Desettlerising public space: Isabel Coatlicue Durón, Indigenizing Public Space: Challenging the Colonial Present in Los Angeles, PhD dissertation, UCLA, 2025

17Sep25

Abstract: Los Angeles is rarely examined as an on-going site of colonialism. This dissertation brings to the fore the ways in which indigenous thought leaders, artists, and activists challenge the colonial present in Los Angeles. Building on settler colonial studies, the colonial present considers the multilayered matrix of colonial legacies including Spanish, Mexican, and that of the United States to consider the fraught nature of how colonialism continues to operate in urban places such as Los Angeles. There are three questions at the heart of this study: How are colonial logics inscribed, spatialized, and experienced in Los Angeles, particularly at the nexus between public space and public art? How do Indigenous peoples, particularly the Tongva, contest colonial logics?
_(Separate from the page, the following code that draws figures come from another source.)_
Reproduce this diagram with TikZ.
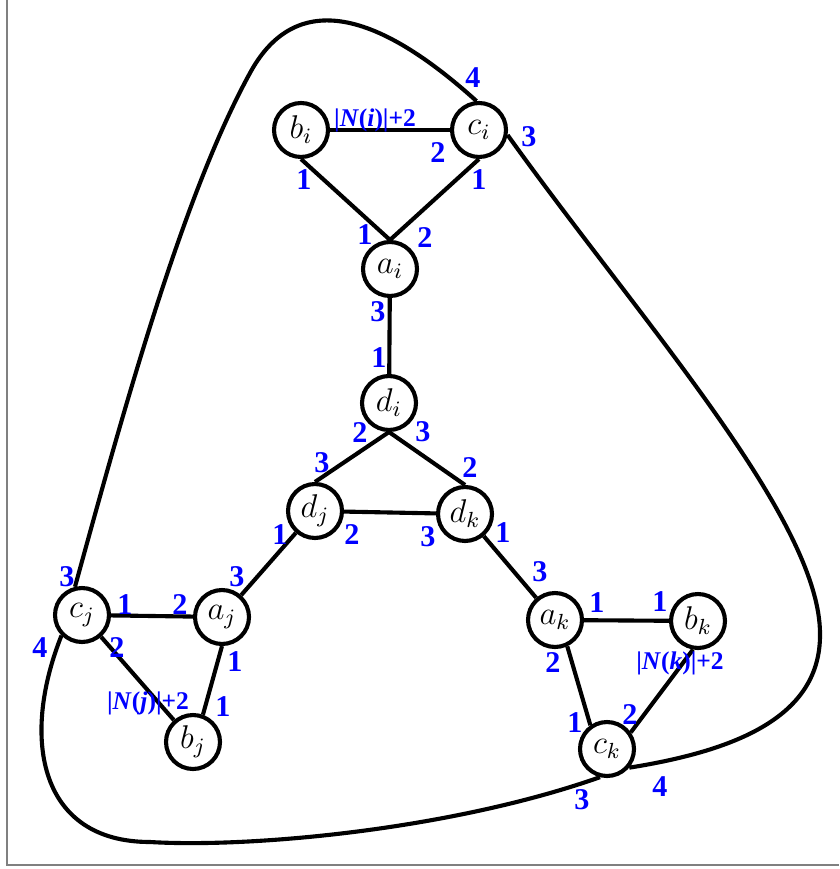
\documentclass[tikz,border=0pt]{standalone}
\usepackage{fontspec}
\newfontfamily\portfont{Liberation Serif}
\definecolor{portblue}{RGB}{0,0,255}
\tikzset
{
    vertex/.style = {circle, draw=black, fill=white, line width=1.5pt, inner sep=0pt, minimum size=19.7pt, font=\fontsize{12}{14}\selectfont},
    port/.style   = {text=portblue, inner sep=0pt, font=\portfont\bfseries\fontsize{11}{12}\selectfont},
    nport/.style  = {text=portblue, inner sep=0pt, font=\portfont\bfseries\fontsize{9.3}{10}\selectfont}
}

\begin{document}
\begin{tikzpicture}[x=0.365pt, y=-0.365pt, line width=1.5pt]
\useasboundingbox (0,0) rectangle (839,869);
\draw[gray, line width=0.4pt] (7,0) -- (7,865) -- (839,865);
% gadget i
\node [vertex] at (301,130) (bi) {$b_i$};
\node [vertex] at (479,130) (ci) {$c_i$};
\node [vertex] at (390,269) (ai) {$a_i$};
% middle triangle
\node [vertex] at (389,403) (di) {$d_i$};
\node [vertex] at (315,511) (dj) {$d_j$};
\node [vertex] at (465,514) (dk) {$d_k$};
% gadget j
\node [vertex] at (82,615) (cj) {$c_j$};
\node [vertex] at (222,617) (aj) {$a_j$};
\node [vertex] at (193,742) (bj) {$b_j$};
% gadget k
\node [vertex] at (555,620) (ak) {$a_k$};
\node [vertex] at (698,621) (bk) {$b_k$};
\node [vertex] at (607,749) (ck) {$c_k$};
\draw (bi) -- (ci);
\draw (bi.south) -- (ai.north);
\draw (ci.south) -- (ai.north);
\draw (ai) -- (di);
\draw (di.south) -- (dj.north);
\draw (di.south) -- (dk.north);
\draw (dj) -- (dk);
\draw (dj) -- (aj);
\draw (dk) -- (ak);
\draw (cj) -- (aj);
\draw (cj) -- (bj);
\draw (aj.south) -- (bj.70);
\draw (ak) -- (bk);
\draw (ak.-65) -- (ck.125);
\draw (bk.-100) -- (ck.35);
% outer loop through the c nodes
\draw (ci.-10) .. controls (640,320) and (821,520) .. (820,635)
      .. controls (820,715) and (740,750) .. (ck.-40);
\draw (ck.-104) .. controls (450,830) and (250,848) .. (150,842)
      .. controls (40,842) and (20,740) .. (cj.-135);
\draw (cj.104) .. controls (125,405) and (183,195) .. (250,73)
      .. controls (288,3) and (358,-6) .. (ci.95);
% port numbers
\node [port] at (473,78) (pci4) {4};
\node [port] at (529,137) (pci3) {3};
\node [nport] at (375,120) (nbi) {|\textit{N}(\textit{i})|+2};
\node [port] at (438,153) (pci2) {2};
\node [port] at (479,180) (pci1) {1};
\node [port] at (304,180) (pbi1) {1};
\node [port] at (365,235) (pai1) {1};
\node [port] at (425,238) (pai2) {2};
\node [port] at (378,312) (pai3) {3};
\node [port] at (379,358) (pdi1) {1};
\node [port] at (360,433) (pdi2) {2};
\node [port] at (423,432) (pdi3) {3};
\node [port] at (322,463) (pdj3) {3};
\node [port] at (470,468) (pdk2) {2};
\node [port] at (280,535) (pdj1) {1};
\node [port] at (352,535) (pdj2) {2};
\node [port] at (428,537) (pdk3) {3};
\node [port] at (503,533) (pdk1) {1};
\node [port] at (67,577) (pcj3) {3};
\node [port] at (125,605) (pcj1) {1};
\node [port] at (180,605) (paj2) {2};
\node [port] at (237,577) (paj3) {3};
\node [port] at (40,648) (pcj4) {4};
\node [port] at (117,648) (pcj2) {2};
\node [port] at (235,662) (paj1) {1};
\node [nport] at (148,703) (nbj) {|\textit{N}(\textit{j})|+2};
\node [port] at (223,707) (pbj1) {1};
\node [port] at (540,572) (pak3) {3};
\node [port] at (597,603) (pak1) {1};
\node [port] at (660,602) (pbk1) {1};
\node [port] at (553,663) (pak2) {2};
\node [nport] at (680,663) (nbk) {|\textit{N}(\textit{k})|+2};
\node [port] at (575,723) (pck1) {1};
\node [port] at (630,715) (pck2) {2};
\node [port] at (660,787) (pck4) {4};
\node [port] at (582,800) (pck3) {3};
\end{tikzpicture}
\end{document}
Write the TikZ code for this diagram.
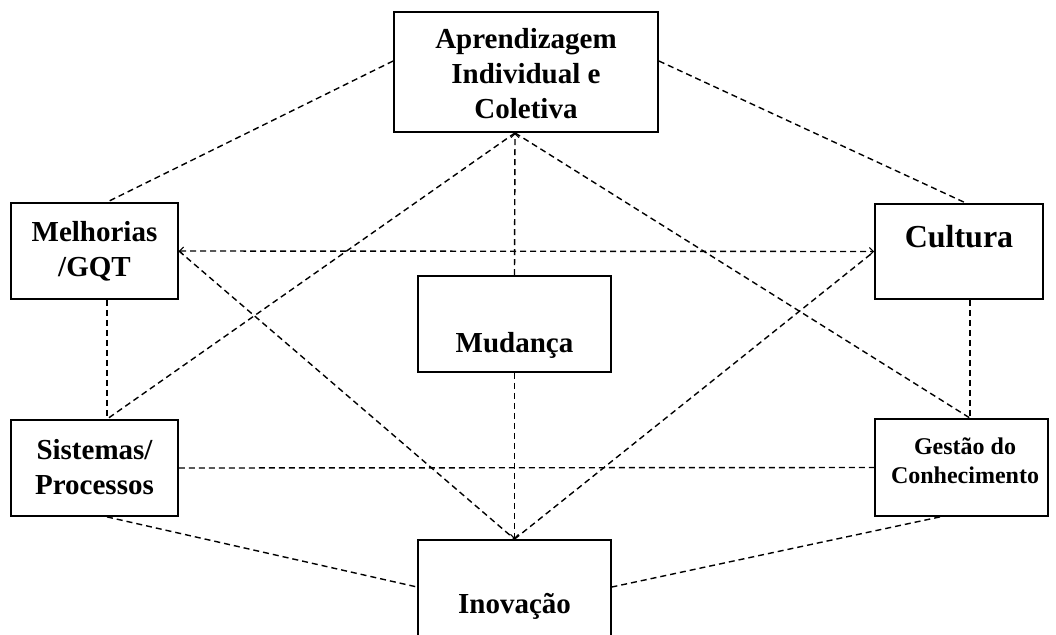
\documentclass[tikz,border=0pt]{standalone}
\usepackage{fontspec}
\setmainfont{Liberation Serif}
\usetikzlibrary{arrows.meta}
\begin{document}
\begin{tikzpicture}[x=1pt,y=-1pt,
  box/.style={draw, line width=1.8pt, inner sep=0pt},
  lbl/.style={font=\bfseries\fontsize{29}{35}\selectfont, align=center, inner sep=0pt},
  link/.style={line width=1.4pt, dash pattern=on 6pt off 4pt},
  tip/.style={-{Straight Barb[length=4pt,width=8pt,line width=1pt]}},
  tips/.style={{Straight Barb[length=4pt,width=8pt,line width=1pt]}-{Straight Barb[length=4pt,width=8pt,line width=1pt]}}
]
\clip (0,0) rectangle (1056,634);
\fill[white] (0,0) rectangle (1056,634);

% boxes
\node[box, minimum width=264pt, minimum height=120pt] (apr) at (526,72) {};
\node[box, minimum width=167pt, minimum height=96pt] (mel) at (94.5,251) {};
\node[box, minimum width=168pt, minimum height=95pt] (cul) at (959,251.5) {};
\node[box, minimum width=193pt, minimum height=96pt] (mud) at (514.5,324) {};
\node[box, minimum width=167pt, minimum height=96pt] (sis) at (94.5,468) {};
\node[box, minimum width=173pt, minimum height=97pt] (ges) at (961.5,467.5) {};
\node[box, minimum width=193pt, minimum height=120pt] (ino) at (514.5,600) {};

% labels
\node[lbl] (tapr) at (526,74) {Aprendizagem\\Individual e\\Coletiva};
\node[lbl] (tmel) at (94.5,251) {Melhorias\\/GQT};
\node[lbl, font=\bfseries\fontsize{32}{38}\selectfont] (tcul) at (959,237) {Cultura};
\node[lbl] (tmud) at (514.5,345) {Mudança};
\node[lbl] (tsis) at (94.5,467) {Sistemas/\\Processos};
\node[lbl, font=\bfseries\fontsize{24}{29}\selectfont] (tges) at (965,461) {Gestão do\\Conhecimento};
\node[lbl] (tino) at (514.5,606) {Inovação};

% attachment points
\coordinate (a1) at ([xshift=-11pt]apr.south);
\coordinate (melT) at ([xshift=12.5pt]mel.north);
\coordinate (melB) at ([xshift=12.5pt]mel.south);
\coordinate (sisT) at ([xshift=12.5pt]sis.north);
\coordinate (sisB) at ([xshift=12.5pt]sis.south);
\coordinate (culT) at ([xshift=7pt]cul.north);
\coordinate (culB) at ([xshift=11pt]cul.south);
\coordinate (gesT) at ([xshift=8.5pt]ges.north);
\coordinate (gesB) at ([xshift=-21.5pt]ges.south);

% connectors
\draw[link] ([yshift=11pt]apr.west) -- (melT);
\draw[link] ([yshift=11pt]apr.east) -- (culT);
\draw[link, tip] (mud.north) -- (a1);
\draw[link] (a1) -- (sisT);
\draw[link] (a1) -- (gesT);
\draw[link, tips] (mel.east) -- (cul.west);
\draw[link] (mel.east) -- (ino.north);
\draw[link] (ino.north) -- (cul.west);
\draw[link] (melB) -- (sisT);
\draw[link] (culB) -- (gesT);
\draw[link, tip] (mud.south) -- (ino.north);
\draw[link] (sis.east) -- (ges.west);
\draw[link] (sisB) -- ([yshift=13pt]ino.west);
\draw[link] (gesB) -- ([yshift=13pt]ino.east);
\end{tikzpicture}
\end{document}
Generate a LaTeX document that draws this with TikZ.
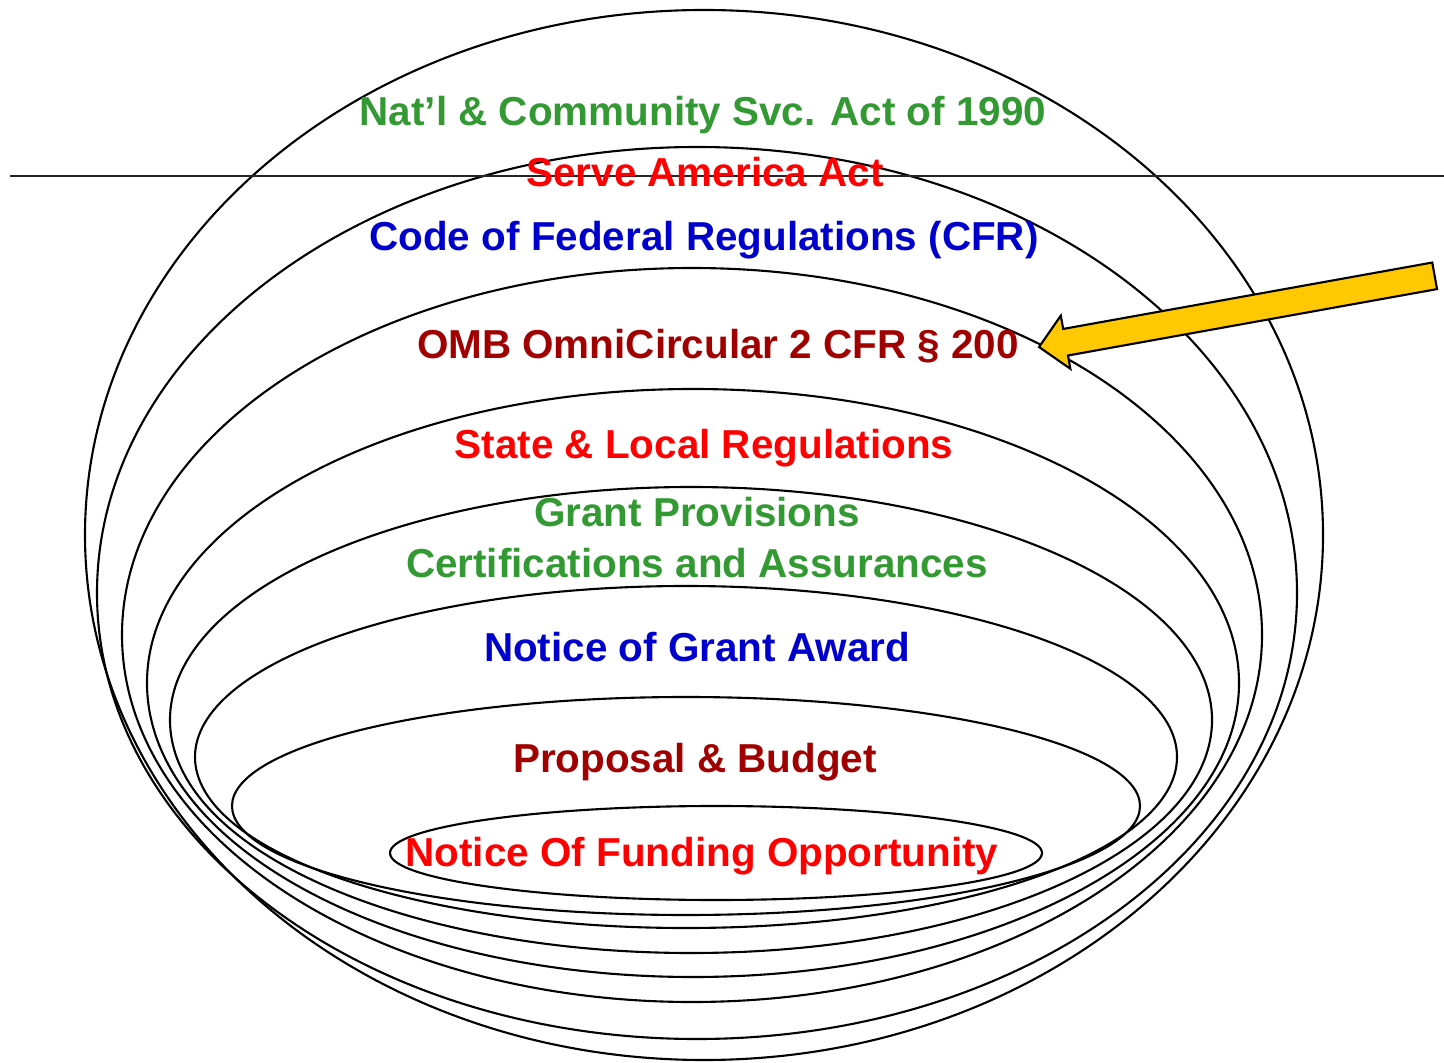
\documentclass[tikz,border=0pt]{standalone}
\usepackage{fontspec}
\setmainfont{Liberation Sans}
\usepackage{xcolor}
\definecolor{actgreen}{RGB}{51,153,51}
\definecolor{actred}{RGB}{255,0,0}
\definecolor{regblue}{RGB}{0,0,204}
\definecolor{ombred}{RGB}{160,0,0}
\definecolor{arrowgold}{RGB}{255,200,0}
\newcommand{\lblfont}{\fontsize{11.5}{14.5}\selectfont\bfseries}
\tikzset{
  ring/.style={draw=black, line width=0.6pt},
  lbl/.style={font=\lblfont, anchor=base, inner sep=0pt, align=center}
}

\begin{document}
\begin{tikzpicture}
  \useasboundingbox (0,0) rectangle (14.44,-10.63);
  \draw[ring] (7.04,-5.35) ellipse [x radius=6.19, y radius=5.25];
  \draw[ring] (6.97,-5.93) ellipse [x radius=6.00, y radius=4.46];
  \draw[ring] (6.92,-6.35) ellipse [x radius=5.70, y radius=3.67];
  \draw[ring] (6.93,-6.83) ellipse [x radius=5.46, y radius=2.94];
  \draw[ring] (6.91,-7.20) ellipse [x radius=5.21, y radius=2.33];
  \draw[ring] (6.86,-7.57) ellipse [x radius=4.91, y radius=1.71];
  \draw[ring] (6.86,-8.06) ellipse [x radius=4.54, y radius=1.09];
  \draw[ring] (7.16,-8.53) ellipse [x radius=3.26, y radius=0.47];
  \draw[line width=0.7pt, black!85] (0.10,-1.76) -- (14.44,-1.76);

  \node[lbl, text=actgreen] (natl) at (7.03,-1.26) {Nat'l \& Community Svc. Act of 1990};
  \node[lbl, text=actred] (serve) at (7.05,-1.87) {Serve America Act};
  \node[lbl, text=regblue] (cfr) at (7.04,-2.51) {Code of Federal Regulations (CFR)};
  \node[lbl, text=ombred] (omb) at (7.18,-3.59) {OMB OmniCircular 2 CFR § 200};
  \node[lbl, text=actred] (state) at (7.04,-4.59) {State \& Local Regulations};
  \node[lbl, text=actgreen] (grant) at (6.97,-5.77) {Grant Provisions\\Certifications and Assurances};
  \node[lbl, text=regblue] (nga) at (6.97,-6.61) {Notice of Grant Award};
  \node[lbl, text=ombred] (proposal) at (6.95,-7.72) {Proposal \& Budget};
  \node[lbl, text=actred] (nofo) at (7.02,-8.66) {Notice Of Funding Opportunity};

  \coordinate (tip) at (10.39,-3.47);
  \draw[fill=arrowgold, line width=0.6pt, shift={(tip)}, rotate=10.2]
    (0,0) -- (0.27,0.27) -- (0.27,0.135) -- (4.02,0.135) -- (4.02,-0.135)
    -- (0.27,-0.135) -- (0.27,-0.27) -- cycle;
\end{tikzpicture}
\end{document}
And how do they articulate, conceptualize, and imagine a world that reconnects people to one another and to land? I interrogate how art is wielded as a tool for and against colonialism in public space and examine the ways in which Indigenous and Chicanx/Latinx activists in Los Angeles contest the colonial present and articulate a vision and path for indigenizing public space by examining three sites of struggle: (1) the struggle to deaccession and remove the Christopher Columbus Statue from Grand Park; (2) a Tongva-led walk in Placita Olvera that challenged the multiple colonialities at work in architecture, statues, and plaques; and (3) #Tongvaland, a billboard series that reflected the artistic and cultural production of Tongva artists including River Garza, Weshoyot Alvitre, and L. Frank and incorporated photographs of Tongva people taken by Chemehuevi artist Cara Romero. The central theoretical concept of Indigenizing Public Space emerges from dialogues over the struggle to deaccession and remove the Columbus Statue from Grand Park. No singular way of indigenizing public space exists, and this dissertation provides different possibilities for transforming public space as enacted and theorized by Tongva and Indigenous Activists in Los Angeles.